One of the most influential international moral theologians of the twentieth century was the German Jesuit, Josef Fuchs (1912–2005). Not only did he live through the tumult of two world wars and experience the radical reorientation and renewal that occurred during the Second Vatican Council, he also witnessed firsthand the rise of globalization and the need to secure human rights on a global scale. Rooted in an appropriation of the natural law, Fuchs’s theological ethic was sustained and ordered by his acceptance of moral realism, which affirms that an objective moral order exists independently of human understanding. Perhaps this is the most consistent thread that runs throughout the entire corpus of Fuchs’s contribution to the field and practice of theological ethics. Salient though this thread is, Fuchs’s reflections on the objective moral order were not static, but dynamic and subject to profound shifts throughout his career. This article celebrates the life and thought of Josef Fuchs with respect to his contributions to natural law theory in theological ethics.
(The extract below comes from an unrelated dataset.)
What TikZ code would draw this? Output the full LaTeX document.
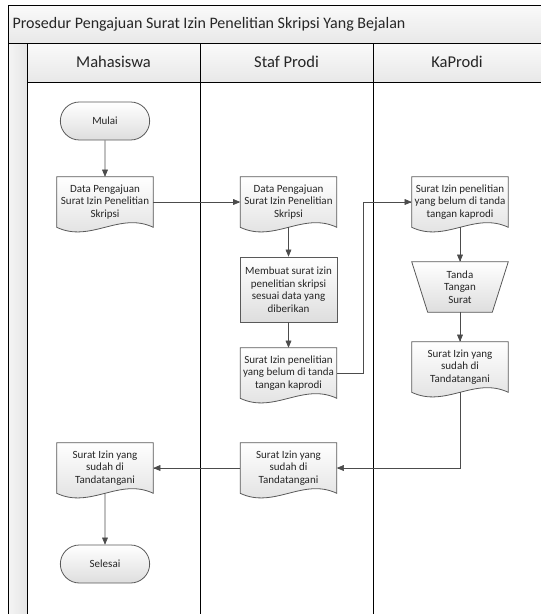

In the first section, I provide a brief introduction to Fuchs’s theological reflections on the natural law and chart its early development citing his text Natural Law: A Theological Investigation. In the second section, I use Mark Graham’s work Josef Fuchs on Natural Law as a guide for exploring the profound shift that occurred in Fuchs’s thought due to the twofold influence of his colleague, another German Jesuit theologian, Karl Rahner, and his service with the Pontifical Commission on Population, Family, and Birth. In the third section, I explore the fruits of that conversion experience made manifest in two of his later works, Christian Ethics in a Secular Arena and Moral Demands and Personal Obligations. Inspired by Fuchs’s two post-conversion works, I call for a renewal of the natural law accompanied by its elevation within contemporary theological and ethical discourse for the twin purpose of securing human rights and promoting the conditions that contribute to the overall flourishing of human beings. To advance this claim, I contend that Fuchs is an insurmountable and invaluable figure for any contemporary project of natural law renewal.